Your task is to output the listing word for word, with pictures excluded.

────────────────

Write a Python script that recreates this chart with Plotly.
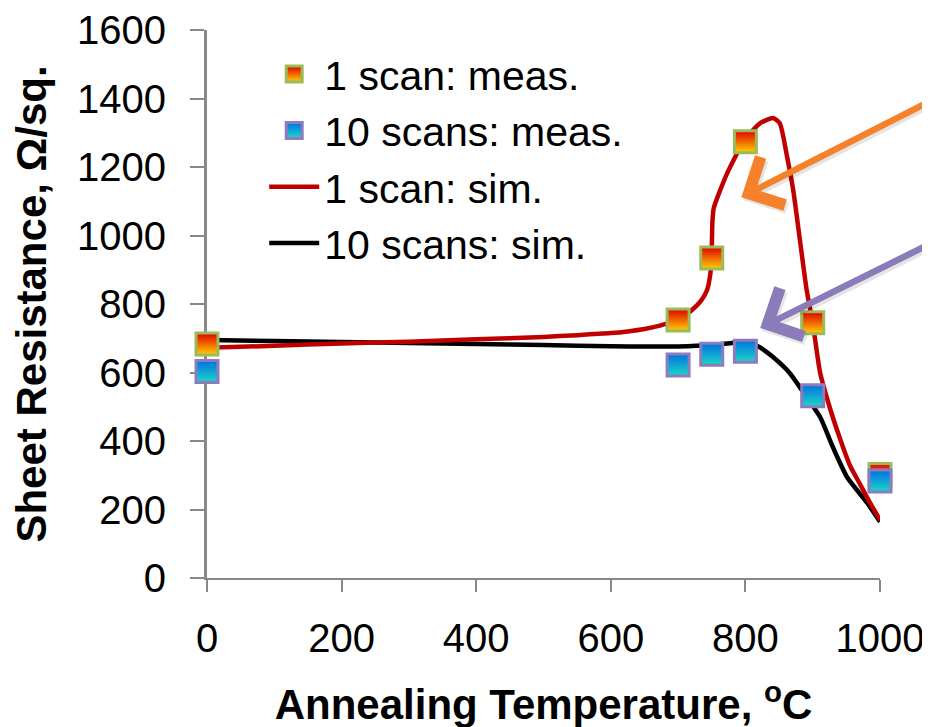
import plotly.graph_objects as go

# measured data
temp_meas = [0, 700, 750, 800, 900, 1000]
rs_1scan_meas = [683, 753, 934, 1274, 745, 302]
rs_10scan_meas = [603, 622, 653, 662, 532, 283]

# simulated curves
temp_sim_1 = [0, 100, 200, 300, 400, 500, 550, 600, 625, 650, 673, 700, 718, 735, 743, 748, 750, 751, 753,
              773, 799, 822, 841, 851, 862, 871, 881, 891, 900, 911, 925, 940, 955, 970, 985, 1000]
rs_sim_1 = [672, 678, 685, 690, 697, 704, 709, 715, 720, 727, 737, 753, 778, 812, 841, 890, 960, 1040, 1080,
            1182, 1279, 1328, 1343, 1328, 1229, 1133, 987, 841, 745, 600, 500, 410, 330, 275, 220, 170]

temp_sim_10 = [0, 100, 200, 300, 400, 500, 600, 700, 750, 780, 800, 820, 841, 866, 891, 911, 930, 951, 981, 1000]
rs_sim_10 = [695, 692, 689, 686, 683, 680, 677, 676, 680, 686, 690, 675, 645, 598, 528, 470, 382, 295, 219, 164]

x_ticks = [0, 200, 400, 600, 800, 1000]
y_ticks = [0, 200, 400, 600, 800, 1000, 1200, 1400, 1600]

FONT = "Liberation Sans, Arial, sans-serif"

fig = go.Figure()

fig.add_trace(go.Scatter(
    x=temp_sim_10, y=rs_sim_10, mode="lines", name="10 scans: sim.",
    line=dict(color="#000000", width=4.5, shape="spline", smoothing=0.6),
    legendrank=4, cliponaxis=False))
fig.add_trace(go.Scatter(
    x=temp_sim_1, y=rs_sim_1, mode="lines", name="1 scan: sim.",
    line=dict(color="#C00000", width=4.5, shape="spline", smoothing=0.6),
    legendrank=3, cliponaxis=False))
fig.add_trace(go.Scatter(
    x=temp_meas, y=rs_1scan_meas, mode="markers", name="1 scan: meas.",
    marker=dict(symbol="square", size=22, color="#E00000",
                gradient=dict(type="vertical", color="#FFD200"),
                line=dict(color="#9BBB59", width=3)),
    legendrank=1, cliponaxis=False))
fig.add_trace(go.Scatter(
    x=temp_meas, y=rs_10scan_meas, mode="markers", name="10 scans: meas.",
    marker=dict(symbol="square", size=22, color="#0070E0",
                gradient=dict(type="vertical", color="#1ED8C8"),
                line=dict(color="#8C7CBE", width=3)),
    legendrank=2, cliponaxis=False))

# arrows (shadow then arrow)
arrows = [
    dict(x=794, y=1112, ax=202, ay=-100, color="#F5822A"),
    dict(x=822, y=730, ax=183, ay=-88, color="#8B7BB8"),
]
for a in arrows:
    fig.add_annotation(x=a["x"], y=a["y"], xref="x", yref="y", text="", showarrow=True,
                       ax=a["ax"], ay=a["ay"], axref="pixel", ayref="pixel",
                       arrowhead=4, arrowsize=1.6, arrowwidth=6.5,
                       arrowcolor="rgba(0,0,0,0.10)", xshift=2, yshift=-3)
    fig.add_annotation(x=a["x"], y=a["y"], xref="x", yref="y", text="", showarrow=True,
                       ax=a["ax"], ay=a["ay"], axref="pixel", ayref="pixel",
                       arrowhead=4, arrowsize=1.6, arrowwidth=6.5,
                       arrowcolor=a["color"])

# the page body adds an 8px offset, so margins are reduced by 8 on top/left
fig.update_layout(
    width=930, height=727,
    margin=dict(l=199, r=58, t=22, b=157),
    paper_bgcolor="white", plot_bgcolor="white",
    font=dict(family=FONT, size=40, color="black"),
    showlegend=True,
    legend=dict(x=0.085, y=0.98, xanchor="left", yanchor="top",
                bgcolor="rgba(0,0,0,0)", font=dict(size=41, color="black"),
                itemwidth=50, tracegroupgap=0),
    xaxis=dict(range=[0, 1000], tickvals=x_ticks, ticks="outside", ticklen=12,
               tickwidth=2, tickcolor="#888888", showline=True, linecolor="#888888",
               linewidth=2, showgrid=False, zeroline=False, automargin=False,
               tickfont=dict(size=40), ticklabelstandoff=12,
               title=dict(text="<b>Annealing Temperature, <sup>o</sup>C</b>",
                          font=dict(size=42), standoff=31)),
    yaxis=dict(range=[0, 1600], tickvals=y_ticks, ticks="outside", ticklen=14,
               tickwidth=2, tickcolor="#888888", showline=True, linecolor="#888888",
               linewidth=3, showgrid=False, zeroline=False, layer="below traces",
               automargin=False,
               tickfont=dict(size=40), ticklabelstandoff=16,
               title=dict(text="<b>Sheet Resistance, Ω/sq.</b>",
                          font=dict(size=42), standoff=18)),
)

fig.write_html("out.html")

────────────────

Final result =
Write a Python script that recreates this chart with Plotly.
import plotly.graph_objects as go

# measured data
temp_meas = [0, 700, 750, 800, 900, 1000]
rs_1scan_meas = [683, 753, 934, 1274, 745, 302]
rs_10scan_meas = [603, 622, 653, 662, 532, 283]

# simulated curves
temp_sim_1 = [0, 100, 200, 300, 400, 500, 550, 600, 625, 650, 673, 700, 718, 735, 743, 748, 750, 751, 753,
              773, 799, 822, 841, 851, 862, 871, 881, 891, 900, 911, 925, 940, 955, 970, 985, 1000]
rs_sim_1 = [672, 678, 685, 690, 697, 704, 709, 715, 720, 727, 737, 753, 778, 812, 841, 890, 960, 1040, 1080,
            1182, 1279, 1328, 1343, 1328, 1229, 1133, 987, 841, 745, 600, 500, 410, 330, 275, 220, 170]

temp_sim_10 = [0, 100, 200, 300, 400, 500, 600, 700, 750, 780, 800, 820, 841, 866, 891, 911, 930, 951, 981, 1000]
rs_sim_10 = [695, 692, 689, 686, 683, 680, 677, 676, 680, 686, 690, 675, 645, 598, 528, 470, 382, 295, 219, 164]

x_ticks = [0, 200, 400, 600, 800, 1000]
y_ticks = [0, 200, 400, 600, 800, 1000, 1200, 1400, 1600]

FONT = "Liberation Sans, Arial, sans-serif"

fig = go.Figure()

fig.add_trace(go.Scatter(
    x=temp_sim_10, y=rs_sim_10, mode="lines", name="10 scans: sim.",
    line=dict(color="#000000", width=4.5, shape="spline", smoothing=0.6),
    legendrank=4, cliponaxis=False))
fig.add_trace(go.Scatter(
    x=temp_sim_1, y=rs_sim_1, mode="lines", name="1 scan: sim.",
    line=dict(color="#C00000", width=4.5, shape="spline", smoothing=0.6),
    legendrank=3, cliponaxis=False))
fig.add_trace(go.Scatter(
    x=temp_meas, y=rs_1scan_meas, mode="markers", name="1 scan: meas.",
    marker=dict(symbol="square", size=22, color="#E00000",
                gradient=dict(type="vertical", color="#FFD200"),
                line=dict(color="#9BBB59", width=3)),
    legendrank=1, cliponaxis=False))
fig.add_trace(go.Scatter(
    x=temp_meas, y=rs_10scan_meas, mode="markers", name="10 scans: meas.",
    marker=dict(symbol="square", size=22, color="#0070E0",
                gradient=dict(type="vertical", color="#1ED8C8"),
                line=dict(color="#8C7CBE", width=3)),
    legendrank=2, cliponaxis=False))

# arrows (shadow then arrow)
arrows = [
    dict(x=794, y=1112, ax=202, ay=-100, color="#F5822A"),
    dict(x=822, y=730, ax=183, ay=-88, color="#8B7BB8"),
]
for a in arrows:
    fig.add_annotation(x=a["x"], y=a["y"], xref="x", yref="y", text="", showarrow=True,
                       ax=a["ax"], ay=a["ay"], axref="pixel", ayref="pixel",
                       arrowhead=4, arrowsize=1.6, arrowwidth=6.5,
                       arrowcolor="rgba(0,0,0,0.10)", xshift=2, yshift=-3)
    fig.add_annotation(x=a["x"], y=a["y"], xref="x", yref="y", text="", showarrow=True,
                       ax=a["ax"], ay=a["ay"], axref="pixel", ayref="pixel",
                       arrowhead=4, arrowsize=1.6, arrowwidth=6.5,
                       arrowcolor=a["color"])

# the page body adds an 8px offset, so margins are reduced by 8 on top/left
fig.update_layout(
    width=930, height=727,
    margin=dict(l=199, r=58, t=22, b=157),
    paper_bgcolor="white", plot_bgcolor="white",
    font=dict(family=FONT, size=40, color="black"),
    showlegend=True,
    legend=dict(x=0.085, y=0.98, xanchor="left", yanchor="top",
                bgcolor="rgba(0,0,0,0)", font=dict(size=41, color="black"),
                itemwidth=50, tracegroupgap=0),
    xaxis=dict(range=[0, 1000], tickvals=x_ticks, ticks="outside", ticklen=12,
               tickwidth=2, tickcolor="#888888", showline=True, linecolor="#888888",
               linewidth=2, showgrid=False, zeroline=False, automargin=False,
               tickfont=dict(size=40), ticklabelstandoff=12,
               title=dict(text="<b>Annealing Temperature, <sup>o</sup>C</b>",
                          font=dict(size=42), standoff=31)),
    yaxis=dict(range=[0, 1600], tickvals=y_ticks, ticks="outside", ticklen=14,
               tickwidth=2, tickcolor="#888888", showline=True, linecolor="#888888",
               linewidth=3, showgrid=False, zeroline=False, layer="below traces",
               automargin=False,
               tickfont=dict(size=40), ticklabelstandoff=16,
               title=dict(text="<b>Sheet Resistance, Ω/sq.</b>",
                          font=dict(size=42), standoff=18)),
)

fig.write_html("out.html")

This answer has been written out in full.